Robertson Davies

The Manticore

Canada   1972

Genre de texte
roman

Contexte
Ce rêve se situe au chapitre 13 de la deuxième section du roman, à la fin de l’analyse du narrateur à la clinique jungienne de Zurich.

Le premier rêve dans ce passage réfère à un rêve que David a fait avant de commencer son analyse psychanalytique (fiche 810). Le deuxième rêve est nouveau.

Notes
Knopwood était un prêtre que fréquentait David lorsqu'il était adolescent et à qui il avait fait part de ses préoccupations, notamment sa relation avec Judy et sa première expérience sexuelle catastrophique.

Commentaires
Le Docteur von Haller explique à David que l’homme qu'il a vu dans son rêve n’est pas nécessairement son père biologique, mais représente plutôt un archétype de la paternité que David porte au fond de lui-même. En effet, dit-elle, un des principes premiers de l'analyse est que les personnages qui apparaissent dans les rêves sont des aspects du rêveur. L'analyste dit ensuite à David qu’il doit décider s’il veut continuer l'analyse et passer à la prochaine étape après les vacances de Noël ou s'il veut continuer seul. David sait maintenant, ajoute-t-elle, que «les rêves sont un matériau très spécial et qu'ils ne mentent pas».

Texte original

Texte témoin
Le lion avait un visage d’homme, trad. Claire Martin (revue par C.V.), Montréal : Tisseyre, 1978, p. 274-275.

The Manticore, Toronto : Penguin Books, 1996, p. 229-230.




Un archétype de la paternité

C’était mon père

— …Vos rêves… Nous avons étudié plusieurs douzaines de vos rêves et je pense que vous êtes convaincu, maintenant, qu’ils ne sont pas seulement des vapeurs incompréhensibles qui pénètrent dans votre tête pendant le sommeil. Souvenez-vous de ce rêve que vous aviez eu la nuit précédant notre premier rendez-vous. Cet endroit clos, interdit, où vous suscitiez tellement de respect et d'où vous partiez vers une région étrange, qu’était-ce ? La femme que vous avez rencontrée et qui parlait une langue inconnue, qui était-ce ? Ne me dites pas que c’était moi, vous ne m’aviez jamais vue et même si les rêves reflètent nos préoccupations profondes et qu'ils peuvent donc concerner l’avenir, ce n'est pas une seconde vue. Après quelque exploration, vous êtes parvenu au haut d’un escalier qui allait vers le bas et des gens du commun vous dissuadèrent de descendre. Et pourtant, vous sentiez qu’il y avait là un trésor. Vous devez décider maintenant si vous allez descendre l’escalier et trouver le trésor.

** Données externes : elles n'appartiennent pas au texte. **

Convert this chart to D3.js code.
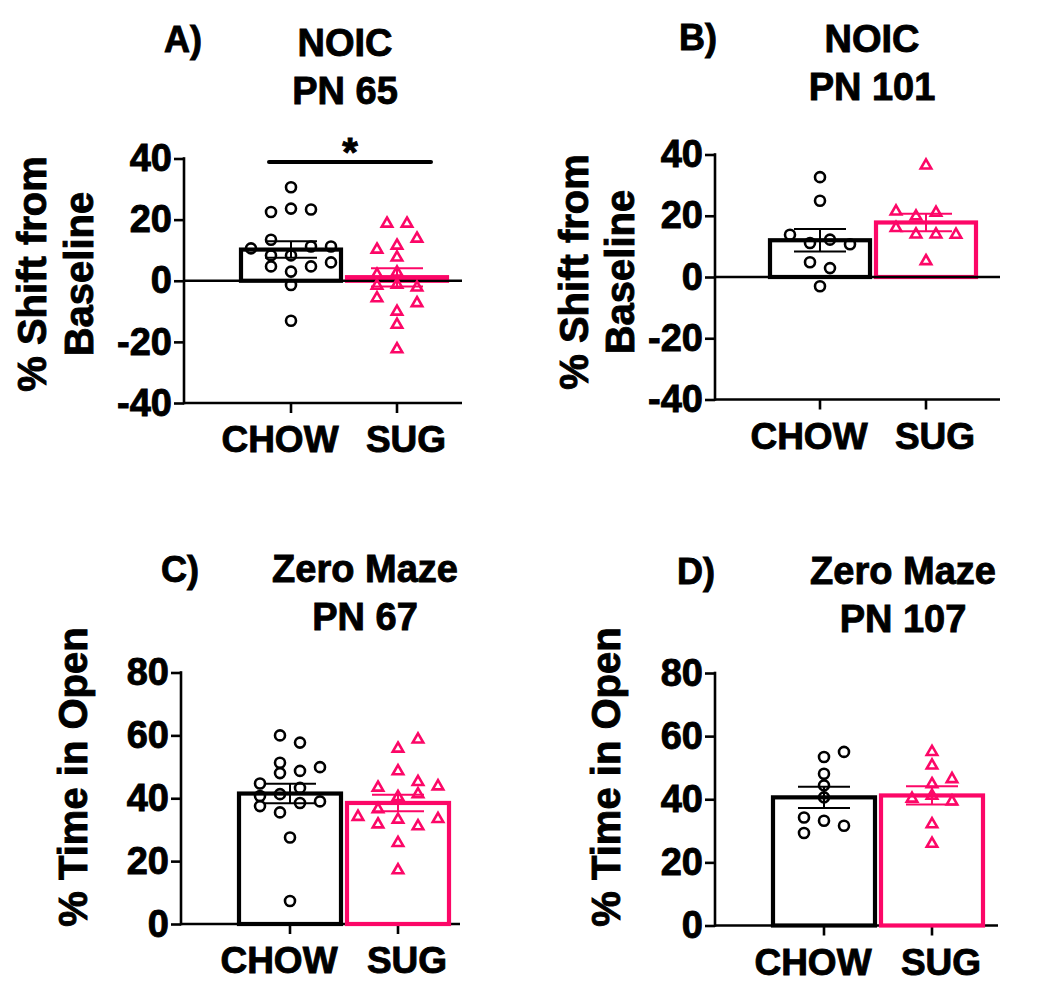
<!DOCTYPE html>
<html>
<head>
<meta charset="utf-8">
<script src="https://cdn.jsdelivr.net/npm/d3@7"></script>
<style>
  html, body { margin: 0; padding: 0; background: #fff; }
  svg text { font-family: "Liberation Sans", Arial, sans-serif; font-weight: bold; fill: #000;
             stroke: #000; stroke-width: 0.9px; paint-order: stroke; }
</style>
</head>
<body>
<svg id="chart" width="1050" height="990"></svg>
<script>
// ---------------- DATA ----------------
const categories = ["CHOW", "SUG"];
const shiftTicks = [-40, -20, 0, 20, 40];
const timeTicks = [0, 20, 40, 60, 80];

// A) NOIC PN 65
const noic65Chow = [30.6, 22.5, 23.6, 23.3, 13.4, 10.6, 11.2, 11.2, 8.3, 8.3, 6.0, 4.7, 4.7, 3.0, -1.4, -13.1];
const noic65ChowSlot = [0, -2, 0, 2, -2, -4, 2, 4, -2, 0, 4, -2, 2, 0, 0, 0];
const noic65Sug = [18.7, 18.7, 13.8, 10.2, 11.5, 7.6, 2.0, 2.7, -1.6, -1.3, -2.2, -5.7, -7.3, -10.1, -14.4, -22.4];
const noic65SugSlot = [-1, 1, 2, -2, 0, 0, -2, 0, -2, 0, 2, -2, 2, 0, 0, 0];
const noic65Mean = [10.2, 1.1];
const noic65Sem = [2.7, 2.95];

// B) NOIC PN 101
const noic101Chow = [32.6, 24.9, 13.8, 11.1, 12.2, 10.7, 4.8, 2.9, -3.0];
const noic101ChowSlot = [0, 0, -3, -1, 1, 3, -1, 1, 0];
const noic101Sug = [36.4, 21.4, 19.8, 21.0, 16.0, 13.9, 13.9, 13.8, 5.2];
const noic101SugSlot = [0, -3, -1, 1, -3, -1, 1, 3, 0];
const noic101Mean = [12.0, 17.8];
const noic101Sem = [3.65, 2.85];

// C) Zero Maze PN 67
const maze67Chow = [60.0, 57.7, 51.3, 49.9, 48.0, 48.7, 44.7, 43.3, 40.7, 41.3, 37.5, 38.5, 39.0, 35.5, 27.5, 7.3];
const maze67ChowSlot = [-1, 1, -1, 3, -1, 1, -3, 1, -3, -1, -3, 1, 3, -1, 0, 0];
const maze67Sug = [58.7, 55.8, 48.6, 45.2, 43.4, 43.8, 40.4, 41.3, 36.5, 34.1, 33.2, 33.4, 31.7, 31.1, 25.8, 17.1];
const maze67SugSlot = [2, 0, 0, 2, -2, 4, 0, 2, -2, -4, 0, 4, -2, 2, 0, 0];
const maze67Mean = [41.5, 38.5];
const maze67Sem = [3.1, 2.65];

// D) Zero Maze PN 107
const maze107Chow = [55.0, 53.4, 48.1, 44.4, 40.6, 34.2, 33.2, 31.6, 29.3];
const maze107ChowSlot = [2, 0, 0, 0, 0, -2, 0, 2, -2];
const maze107Sug = [55.0, 50.7, 46.4, 44.8, 41.1, 40.2, 39.3, 32.1, 25.9];
const maze107SugSlot = [0, 0, 2, 0, 0, -2, 2, 0, 0];
const maze107Mean = [40.6, 41.2];
const maze107Sem = [3.35, 2.9];

// ---------------- DRAWING ----------------
const PINK = "#fc0767";
const colors = { CHOW: "#000", SUG: PINK };
const svg = d3.select("#chart");
const slotScale = d3.scaleLinear().domain([-1, 1]).range([-10, 10]);

function drawPanel(p) {
  const g = svg.append("g");
  const y = d3.scaleLinear().domain(p.domain).range([p.yBot, p.yTop]);
  const x = d3.scaleBand().domain(categories).range(p.xRange).paddingInner(0).paddingOuter(0);
  const bw = x.bandwidth();

  // y axis
  const yAxis = d3.axisLeft(y).tickValues(p.ticks).tickSize(10).tickPadding(2).tickFormat(d => String(d));
  const ya = g.append("g").attr("transform", `translate(${p.axisX},0)`).call(yAxis);
  ya.select(".domain").remove();
  ya.selectAll(".tick line").attr("stroke", "#000").attr("stroke-width", 2.6);
  ya.selectAll(".tick text").attr("font-size", 38).attr("fill", "#000");
  g.append("line").attr("x1", p.axisX).attr("x2", p.axisX)
    .attr("y1", y(p.domain[1]) - 1.3).attr("y2", y(p.domain[0]) + 1.3)
    .attr("stroke", "#000").attr("stroke-width", 2.6);

  // x axis
  const xAxis = d3.axisBottom(x).tickSize(10).tickPadding(13);
  const xa = g.append("g").attr("transform", `translate(0,${y(p.domain[0])})`).call(xAxis);
  xa.select(".domain").remove();
  xa.selectAll(".tick line").attr("stroke", "#000").attr("stroke-width", 2.6);
  xa.selectAll(".tick text").attr("font-size", 37).attr("fill", "#000")
    .attr("dx", d => d === "CHOW" ? -11 : 9);
  g.append("line").attr("x1", p.axisX).attr("x2", p.axisEnd)
    .attr("y1", y(p.domain[0])).attr("y2", y(p.domain[0]))
    .attr("stroke", "#000").attr("stroke-width", 2.6);

  // bars
  const bars = categories.map((c, i) => ({ c, mean: p.mean[i], sem: p.sem[i] }));
  g.selectAll("rect.bar").data(bars).enter().append("rect")
    .attr("class", "bar")
    .attr("x", d => x(d.c) + 3)
    .attr("width", bw - 6)
    .attr("y", d => Math.min(y(d.mean), y(0)))
    .attr("height", d => Math.abs(y(0) - y(d.mean)))
    .attr("fill", "#fff")
    .attr("stroke", d => colors[d.c])
    .attr("stroke-width", 4.2);

  // zero line
  if (p.domain[0] < 0) {
    g.append("line").attr("x1", p.axisX).attr("x2", p.axisEnd)
      .attr("y1", y(0)).attr("y2", y(0))
      .attr("stroke", "#000").attr("stroke-width", 2.6);
    bars.filter(d => Math.abs(y(d.mean) - y(0)) < 6).forEach(d => {
      g.append("line").attr("x1", x(d.c) + 1).attr("x2", x(d.c) + bw - 1)
        .attr("y1", y(d.mean)).attr("y2", y(d.mean))
        .attr("stroke", colors[d.c]).attr("stroke-width", 4.2);
    });
  }

  // points
  const cx = x("CHOW") + bw / 2;
  const sx = x("SUG") + bw / 2;
  g.selectAll("circle.pt").data(p.chow.map((v, i) => ({ v, s: p.chowSlot[i] }))).enter()
    .append("circle").attr("class", "pt")
    .attr("cx", d => cx + slotScale(d.s))
    .attr("cy", d => y(d.v))
    .attr("r", 5)
    .attr("fill", "none").attr("stroke", "#000").attr("stroke-width", 2.6);
  const tri = d3.symbol().type(d3.symbolTriangle).size(48);
  g.selectAll("path.pt").data(p.sug.map((v, i) => ({ v, s: p.sugSlot[i] }))).enter()
    .append("path").attr("class", "pt")
    .attr("d", tri)
    .attr("transform", d => `translate(${sx + slotScale(d.s)},${y(d.v)})`)
    .attr("fill", "none").attr("stroke", PINK).attr("stroke-width", 2.6).attr("stroke-linejoin", "miter");

  // error bars
  bars.forEach(d => {
    const c = x(d.c) + bw / 2;
    const col = colors[d.c];
    const eg = g.append("g").attr("stroke", col).attr("stroke-width", 2);
    eg.append("line").attr("x1", c).attr("x2", c).attr("y1", y(d.mean - d.sem)).attr("y2", y(d.mean + d.sem));
    eg.append("line").attr("x1", c - 26).attr("x2", c + 26).attr("y1", y(d.mean - d.sem)).attr("y2", y(d.mean - d.sem));
    eg.append("line").attr("x1", c - 26).attr("x2", c + 26).attr("y1", y(d.mean + d.sem)).attr("y2", y(d.mean + d.sem));
  });

  // titles
  p.title.forEach((t, i) => {
    g.append("text").attr("x", p.titleX).attr("y", p.titleY + i * 47.5)
      .attr("text-anchor", "middle").attr("font-size", 38).text(t);
  });
  g.append("text").attr("x", p.letterX).attr("y", p.letterY).attr("font-size", 36).text(p.letter);

  // y label
  p.ylabel.forEach((t, i) => {
    g.append("text")
      .attr("transform", `translate(${p.ylabelX[i]},${p.ylabelY}) rotate(-90)`)
      .attr("text-anchor", "middle").attr("font-size", 40).text(t);
  });

  if (p.sig) {
    g.append("line").attr("x1", cx - 22).attr("x2", sx + 34)
      .attr("y1", p.sig.y).attr("y2", p.sig.y)
      .attr("stroke", "#000").attr("stroke-width", 4).attr("stroke-linecap", "round");
    g.append("text").attr("x", (cx + sx) / 2 + 6).attr("y", p.sig.y + 4)
      .attr("text-anchor", "middle").attr("font-size", 40).text("*");
  }
}

drawPanel({
  chow: noic65Chow, chowSlot: noic65ChowSlot, sug: noic65Sug, sugSlot: noic65SugSlot,
  mean: noic65Mean, sem: noic65Sem, domain: [-40, 40], ticks: shiftTicks,
  axisX: 184, yTop: 158.5, yBot: 403, xRange: [238, 450], axisEnd: 462,
  title: ["NOIC", "PN 65"], titleX: 345, titleY: 56, letter: "A)", letterX: 164, letterY: 52,
  ylabel: ["% Shift from", "Baseline"], ylabelX: [46, 93], ylabelY: 274,
  sig: { y: 162 }
});
drawPanel({
  chow: noic101Chow, chowSlot: noic101ChowSlot, sug: noic101Sug, sugSlot: noic101SugSlot,
  mean: noic101Mean, sem: noic101Sem, domain: [-40, 40], ticks: shiftTicks,
  axisX: 715, yTop: 154.5, yBot: 399.5, xRange: [767, 979], axisEnd: 1000,
  title: ["NOIC", "PN 101"], titleX: 872, titleY: 52, letter: "B)", letterX: 679, letterY: 50,
  ylabel: ["% Shift from", "Baseline"], ylabelX: [588, 634], ylabelY: 272
});
drawPanel({
  chow: maze67Chow, chowSlot: maze67ChowSlot, sug: maze67Sug, sugSlot: maze67SugSlot,
  mean: maze67Mean, sem: maze67Sem, domain: [0, 80], ticks: timeTicks,
  axisX: 181, yTop: 672.5, yBot: 924, xRange: [236, 452], axisEnd: 460,
  title: ["Zero Maze", "PN 67"], titleX: 365, titleY: 582, letter: "C)", letterX: 161, letterY: 582,
  ylabel: ["% Time in Open"], ylabelX: [87], ylabelY: 777
});
drawPanel({
  chow: maze107Chow, chowSlot: maze107ChowSlot, sug: maze107Sug, sugSlot: maze107SugSlot,
  mean: maze107Mean, sem: maze107Sem, domain: [0, 80], ticks: timeTicks,
  axisX: 715, yTop: 673, yBot: 925.5, xRange: [770, 986], axisEnd: 998,
  title: ["Zero Maze", "PN 107"], titleX: 903, titleY: 584, letter: "D)", letterX: 677, letterY: 584,
  ylabel: ["% Time in Open"], ylabelX: [620], ylabelY: 777
});
</script>
</body>
</html>
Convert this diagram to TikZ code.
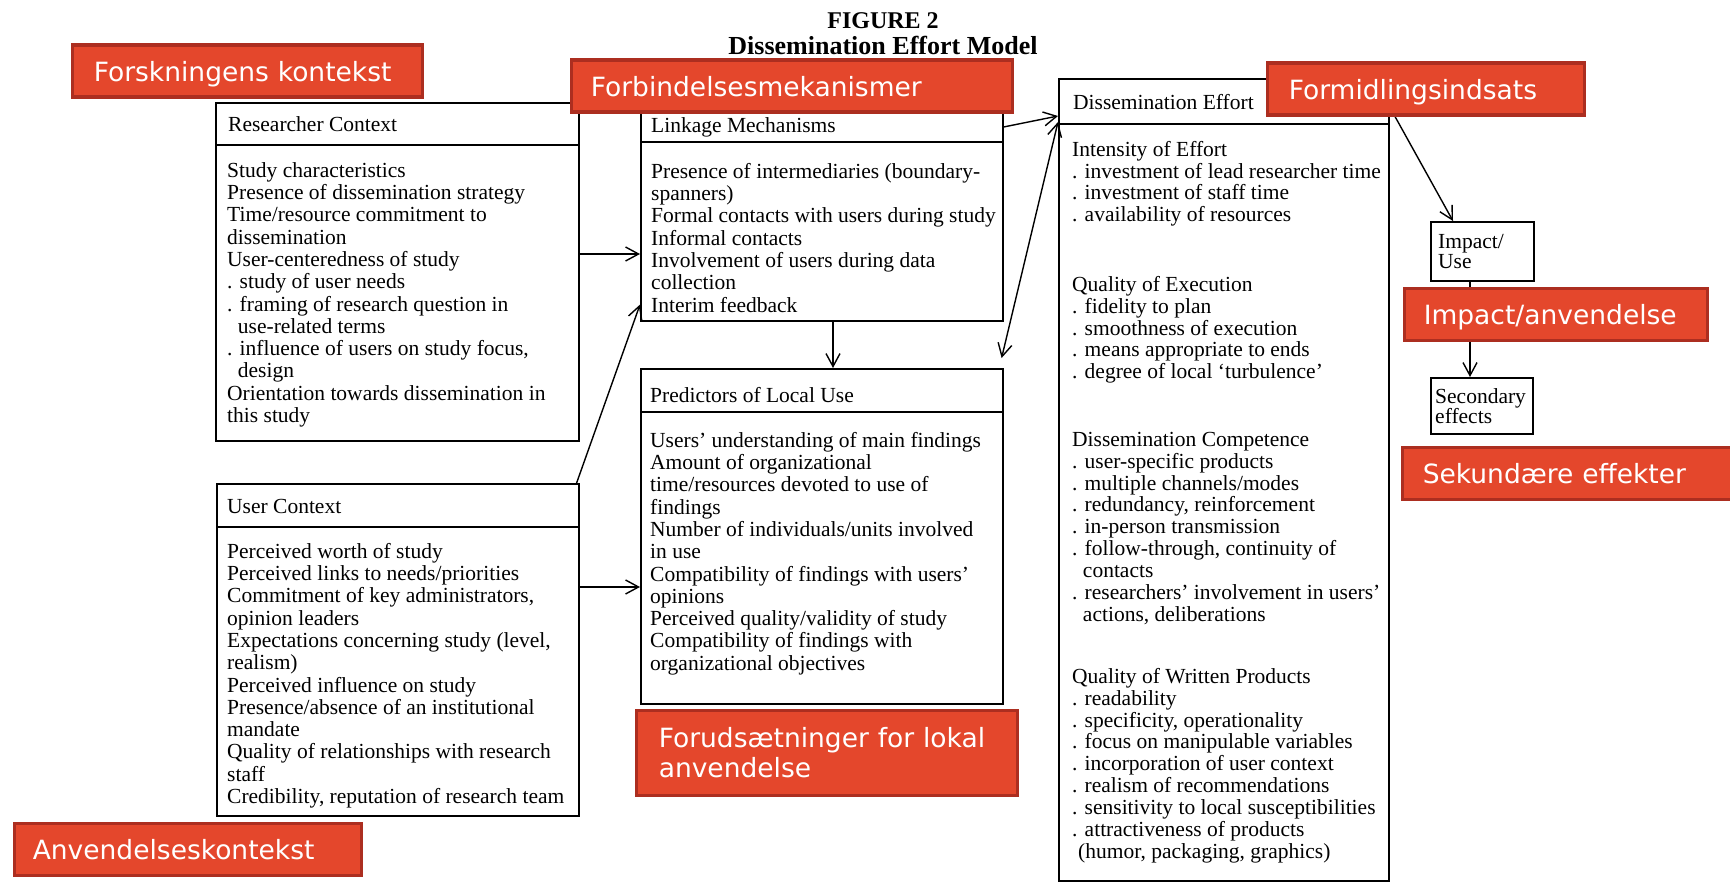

— Comment saurai-je si c’est un trésor ?

— Parce que l’autre de vos rêves récurrents, celui où vous êtes le petit prince dans une tour, vous désigne comme le gardien d’un trésor. Mais qui sont tous ces personnages terrifiants qui le menacent ? Nous allons certainement les rencontrer. Et pourquoi êtes-vous un prince ? Et un enfant ? Dites-moi, avez-vous rêvé la nuit dernière ?

— Oui. Un rêve tout à fait bizarre. Il me rappelait Knopwood parce que c'était un rêve de style biblique. J’ai rêvé que je me tenais dans une plaine et que je parlais avec mon père. Je savais que c’était mon père, même si son visage était détourné. Il se montrait très affectueux et simple dans ses manières, comme je ne pense pas l’avoir jamais connu pendant sa vie. Ce qu’il y a d’étrange, c’est que je ne pouvais pas voir son visage. Il portait un complet veston ordinaire. Soudain, il se retourna et s’élança dans les airs. Ce qui m’étonna, c’est qu’en montant il perdit son pantalon et que je vis son derrière nu.

— Et quelles sont vos associations?

— Bien, manifestement, c'est le passage de l'Exode où Dieu promet à Moïse qu'il le verra, mais qu'il ne doit pas voir son visage.